__RAW DATA__.
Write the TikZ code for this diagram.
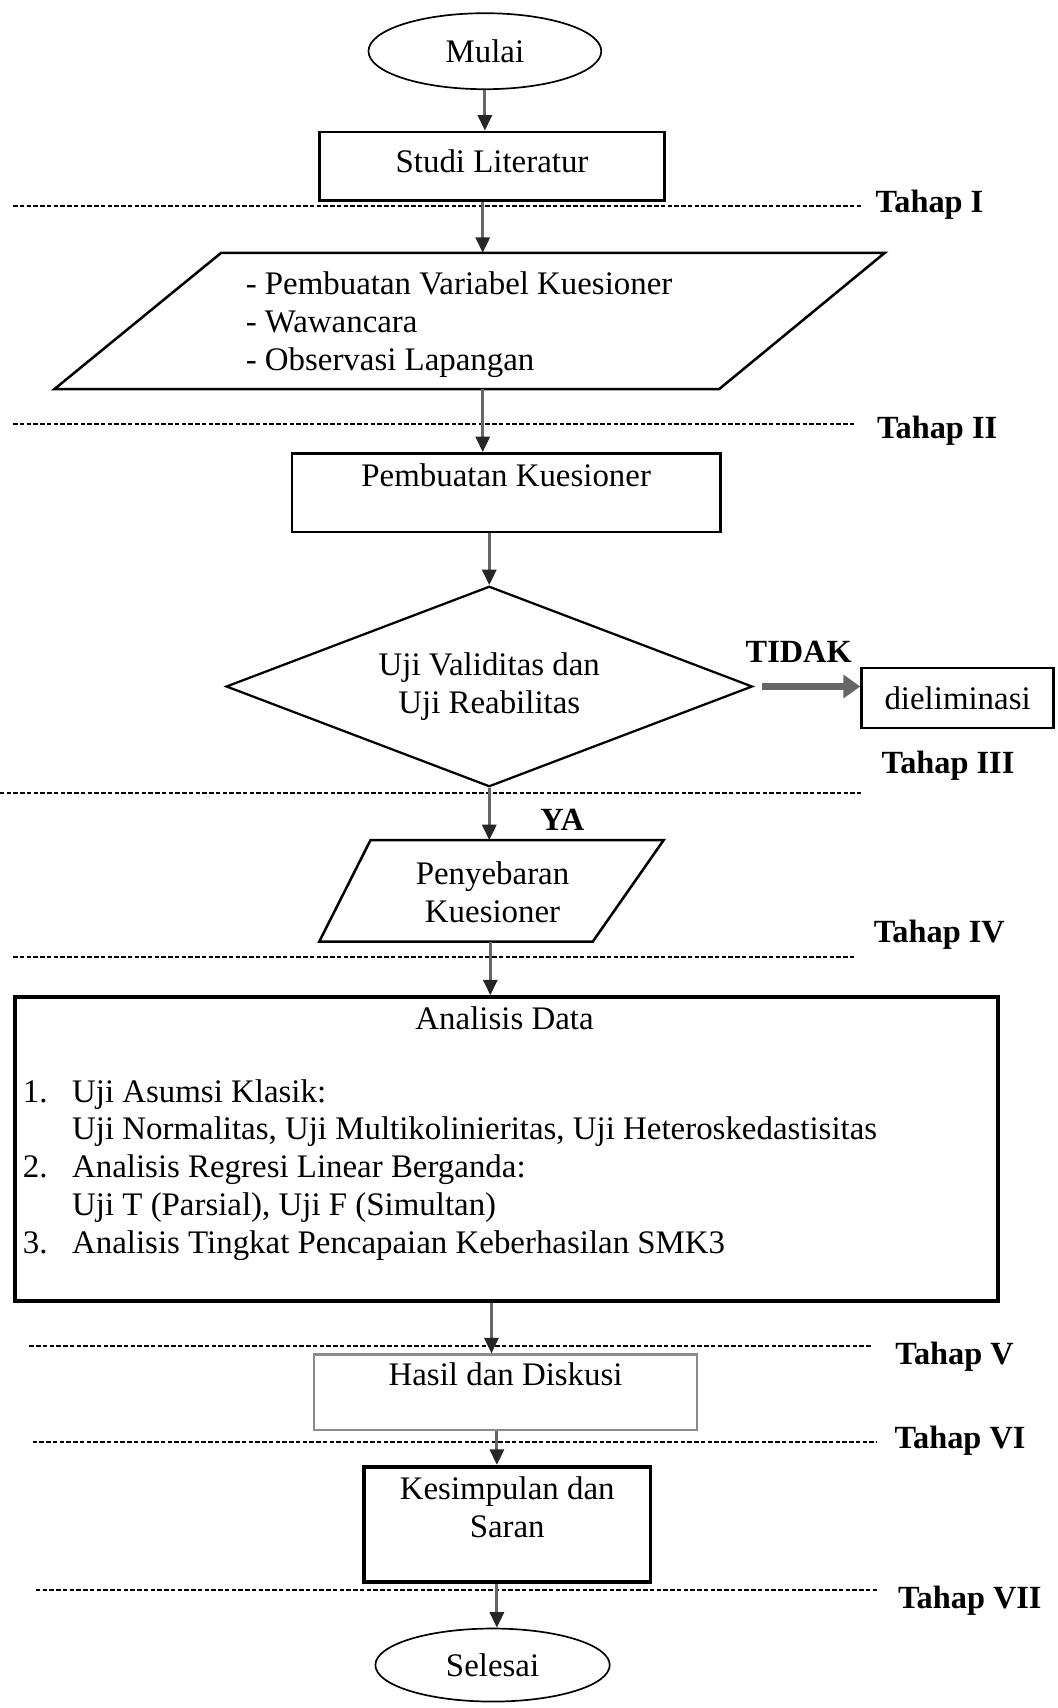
\documentclass[tikz,border=0pt]{standalone}
\usepackage{fontspec}
\setmainfont{Liberation Serif}
\usepackage{tikz}
\usetikzlibrary{shapes.geometric,arrows.meta,positioning}

\begin{document}
\begin{tikzpicture}[
  font=\fontsize{11.7}{13.5}\selectfont,
  kotak/.style={draw, line width=0.9pt, align=center, inner xsep=2pt, inner ysep=0pt},
  oval/.style={draw, ellipse, line width=0.6pt, inner sep=0pt},
  panah/.style={draw=black!60, line width=1pt, -{Triangle[length=5.5pt,width=5pt,color=black!85]}},
  tebal/.style={draw=black!60, line width=2.6pt, -{Triangle[length=6pt,width=8pt]}},
  garis/.style={line width=0.6pt, dash pattern=on 1.6pt off 0.8pt},
  judul/.style={font=\fontsize{11.5}{13.5}\selectfont\bfseries}
]
\useasboundingbox (0,0) rectangle (13.2125,-21.35);

\node[oval, minimum width=2.91cm, minimum height=0.95cm] (mulai) at (6.061,-0.640) {Mulai};
\node[kotak, text depth=3.5pt, minimum width=4.318cm, minimum height=0.858cm] (studi) at (6.15,-2.077) {Studi Literatur};

\node[align=left, anchor=west, inner sep=0pt] (variabel) at (3.065,-4.058) {- Pembuatan Variabel Kuesioner\\- Wawancara\\- Observasi Lapangan};
\draw[line width=0.9pt] (2.765,-3.160) -- (11.060,-3.160) -- (8.990,-4.863) -- (0.681,-4.863) -- cycle;
\coordinate (varatas) at (6.034,-3.160);
\coordinate (varbawah) at (6.034,-4.863);

\node[kotak, minimum width=5.353cm, minimum height=0.981cm] (buat) at (6.327,-6.157) {Pembuatan Kuesioner\\[-5pt]\strut};

\node[draw, diamond, aspect=2.625, line width=0.8pt, minimum width=6.579cm, minimum height=2.506cm, align=center, inner sep=0pt] (uji) at (6.116,-8.581) {Uji Validitas dan\\Uji Reabilitas};
\node[kotak, minimum width=2.40cm, minimum height=0.749cm] (elim) at (11.97,-8.724) {dieliminasi};
\node[judul] (tidak) at (9.984,-8.145) {TIDAK};
\node[judul] (ya) at (7.028,-10.243) {YA};

\node[align=center] (sebar) at (6.157,-11.156) {Penyebaran\\Kuesioner};
\draw[line width=0.9pt] (4.631,-10.502) -- (8.295,-10.502) -- (7.410,-11.769) -- (3.991,-11.769) -- cycle;
\coordinate (sebaratas) at (6.116,-10.502);
\coordinate (sebarbawah) at (6.129,-11.769);

\node[draw, line width=1.3pt, minimum width=12.286cm, minimum height=3.8cm] (data) at (6.334,-14.363) {};
\node (datajudul) at (6.307,-12.722) {Analisis Data};
\node[anchor=west, inner sep=0pt] (datalist) at (0.28,-14.629) {\begin{tabular}{@{}p{0.615cm}@{}l@{}}
1. & Uji Asumsi Klasik:\\
   & Uji Normalitas, Uji Multikolinieritas, Uji Heteroskedastisitas\\
2. & Analisis Regresi Linear Berganda:\\
   & Uji T (Parsial), Uji F (Simultan)\\
3. & Analisis Tingkat Pencapaian Keberhasilan SMK3
\end{tabular}};

\node[kotak, draw=black!45, line width=0.8pt, minimum width=4.794cm, minimum height=0.94cm] (hasil) at (6.32,-17.401) {Hasil dan Diskusi\\[-5pt]\strut};
\node[kotak, line width=1.3pt, minimum width=3.583cm, minimum height=1.444cm] (simpul) at (6.34,-19.056) {Kesimpulan dan\\Saran\\[-5pt]\strut};
\node[oval, minimum width=2.929cm, minimum height=0.913cm] (selesai) at (6.157,-20.813) {Selesai};
\coordinate (jalur5) at (6.143,0);
\coordinate (jalur6) at (6.211,0);

\foreach \y/\a/\b in {-2.574/0.163/10.761, -5.299/0.163/10.693, -9.916/0/10.761, -11.959/0.163/10.693, -16.822/0.368/10.897, -18.021/0.409/10.965, -19.873/0.449/10.965}
  \draw[garis] (\a,\y) -- (\b,\y);
\foreach \x/\y/\t in {11.619/-2.561/I, 11.714/-5.380/II, 11.850/-9.576/III, 11.741/-11.687/IV, 11.932/-16.958/V, 12.0/-18.007/VI, 12.123/-20.009/VII}
  \node[judul] (tahap\t) at (\x,\y) {Tahap \t};

\draw[panah] (mulai) -- (studi.north -| mulai);
\draw[panah] (studi.south -| varatas) -- (varatas);
\draw[panah] (varbawah) -- (buat.north -| varbawah);
\draw[panah] (buat.south -| uji) -- (uji.north);
\draw[tebal] ([xshift=3pt]uji.east) -- (uji.east -| elim.west);
\draw[panah] (uji.south) -- (sebaratas);
\draw[panah] (sebarbawah) -- (data.north -| sebarbawah);
\draw[panah] (data.south -| jalur5) -- (hasil.north -| jalur5);
\draw[panah] (hasil.south -| jalur6) -- (simpul.north -| jalur6);
\draw[panah] (simpul.south -| jalur6) -- (selesai.north -| jalur6);
\end{tikzpicture}
\end{document}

__EXERCISE INSTRUCTIONS__.
Make an exact copy of the listing above. Do not include the pictures.

__CORRECT RESULT__.
Write the TikZ code for this diagram.
\documentclass[tikz,border=0pt]{standalone}
\usepackage{fontspec}
\setmainfont{Liberation Serif}
\usepackage{tikz}
\usetikzlibrary{shapes.geometric,arrows.meta,positioning}

\begin{document}
\begin{tikzpicture}[
  font=\fontsize{11.7}{13.5}\selectfont,
  kotak/.style={draw, line width=0.9pt, align=center, inner xsep=2pt, inner ysep=0pt},
  oval/.style={draw, ellipse, line width=0.6pt, inner sep=0pt},
  panah/.style={draw=black!60, line width=1pt, -{Triangle[length=5.5pt,width=5pt,color=black!85]}},
  tebal/.style={draw=black!60, line width=2.6pt, -{Triangle[length=6pt,width=8pt]}},
  garis/.style={line width=0.6pt, dash pattern=on 1.6pt off 0.8pt},
  judul/.style={font=\fontsize{11.5}{13.5}\selectfont\bfseries}
]
\useasboundingbox (0,0) rectangle (13.2125,-21.35);

\node[oval, minimum width=2.91cm, minimum height=0.95cm] (mulai) at (6.061,-0.640) {Mulai};
\node[kotak, text depth=3.5pt, minimum width=4.318cm, minimum height=0.858cm] (studi) at (6.15,-2.077) {Studi Literatur};

\node[align=left, anchor=west, inner sep=0pt] (variabel) at (3.065,-4.058) {- Pembuatan Variabel Kuesioner\\- Wawancara\\- Observasi Lapangan};
\draw[line width=0.9pt] (2.765,-3.160) -- (11.060,-3.160) -- (8.990,-4.863) -- (0.681,-4.863) -- cycle;
\coordinate (varatas) at (6.034,-3.160);
\coordinate (varbawah) at (6.034,-4.863);

\node[kotak, minimum width=5.353cm, minimum height=0.981cm] (buat) at (6.327,-6.157) {Pembuatan Kuesioner\\[-5pt]\strut};

\node[draw, diamond, aspect=2.625, line width=0.8pt, minimum width=6.579cm, minimum height=2.506cm, align=center, inner sep=0pt] (uji) at (6.116,-8.581) {Uji Validitas dan\\Uji Reabilitas};
\node[kotak, minimum width=2.40cm, minimum height=0.749cm] (elim) at (11.97,-8.724) {dieliminasi};
\node[judul] (tidak) at (9.984,-8.145) {TIDAK};
\node[judul] (ya) at (7.028,-10.243) {YA};

\node[align=center] (sebar) at (6.157,-11.156) {Penyebaran\\Kuesioner};
\draw[line width=0.9pt] (4.631,-10.502) -- (8.295,-10.502) -- (7.410,-11.769) -- (3.991,-11.769) -- cycle;
\coordinate (sebaratas) at (6.116,-10.502);
\coordinate (sebarbawah) at (6.129,-11.769);

\node[draw, line width=1.3pt, minimum width=12.286cm, minimum height=3.8cm] (data) at (6.334,-14.363) {};
\node (datajudul) at (6.307,-12.722) {Analisis Data};
\node[anchor=west, inner sep=0pt] (datalist) at (0.28,-14.629) {\begin{tabular}{@{}p{0.615cm}@{}l@{}}
1. & Uji Asumsi Klasik:\\
   & Uji Normalitas, Uji Multikolinieritas, Uji Heteroskedastisitas\\
2. & Analisis Regresi Linear Berganda:\\
   & Uji T (Parsial), Uji F (Simultan)\\
3. & Analisis Tingkat Pencapaian Keberhasilan SMK3
\end{tabular}};

\node[kotak, draw=black!45, line width=0.8pt, minimum width=4.794cm, minimum height=0.94cm] (hasil) at (6.32,-17.401) {Hasil dan Diskusi\\[-5pt]\strut};
\node[kotak, line width=1.3pt, minimum width=3.583cm, minimum height=1.444cm] (simpul) at (6.34,-19.056) {Kesimpulan dan\\Saran\\[-5pt]\strut};
\node[oval, minimum width=2.929cm, minimum height=0.913cm] (selesai) at (6.157,-20.813) {Selesai};
\coordinate (jalur5) at (6.143,0);
\coordinate (jalur6) at (6.211,0);

\foreach \y/\a/\b in {-2.574/0.163/10.761, -5.299/0.163/10.693, -9.916/0/10.761, -11.959/0.163/10.693, -16.822/0.368/10.897, -18.021/0.409/10.965, -19.873/0.449/10.965}
  \draw[garis] (\a,\y) -- (\b,\y);
\foreach \x/\y/\t in {11.619/-2.561/I, 11.714/-5.380/II, 11.850/-9.576/III, 11.741/-11.687/IV, 11.932/-16.958/V, 12.0/-18.007/VI, 12.123/-20.009/VII}
  \node[judul] (tahap\t) at (\x,\y) {Tahap \t};

\draw[panah] (mulai) -- (studi.north -| mulai);
\draw[panah] (studi.south -| varatas) -- (varatas);
\draw[panah] (varbawah) -- (buat.north -| varbawah);
\draw[panah] (buat.south -| uji) -- (uji.north);
\draw[tebal] ([xshift=3pt]uji.east) -- (uji.east -| elim.west);
\draw[panah] (uji.south) -- (sebaratas);
\draw[panah] (sebarbawah) -- (data.north -| sebarbawah);
\draw[panah] (data.south -| jalur5) -- (hasil.north -| jalur5);
\draw[panah] (hasil.south -| jalur6) -- (simpul.north -| jalur6);
\draw[panah] (simpul.south -| jalur6) -- (selesai.north -| jalur6);
\end{tikzpicture}
\end{document}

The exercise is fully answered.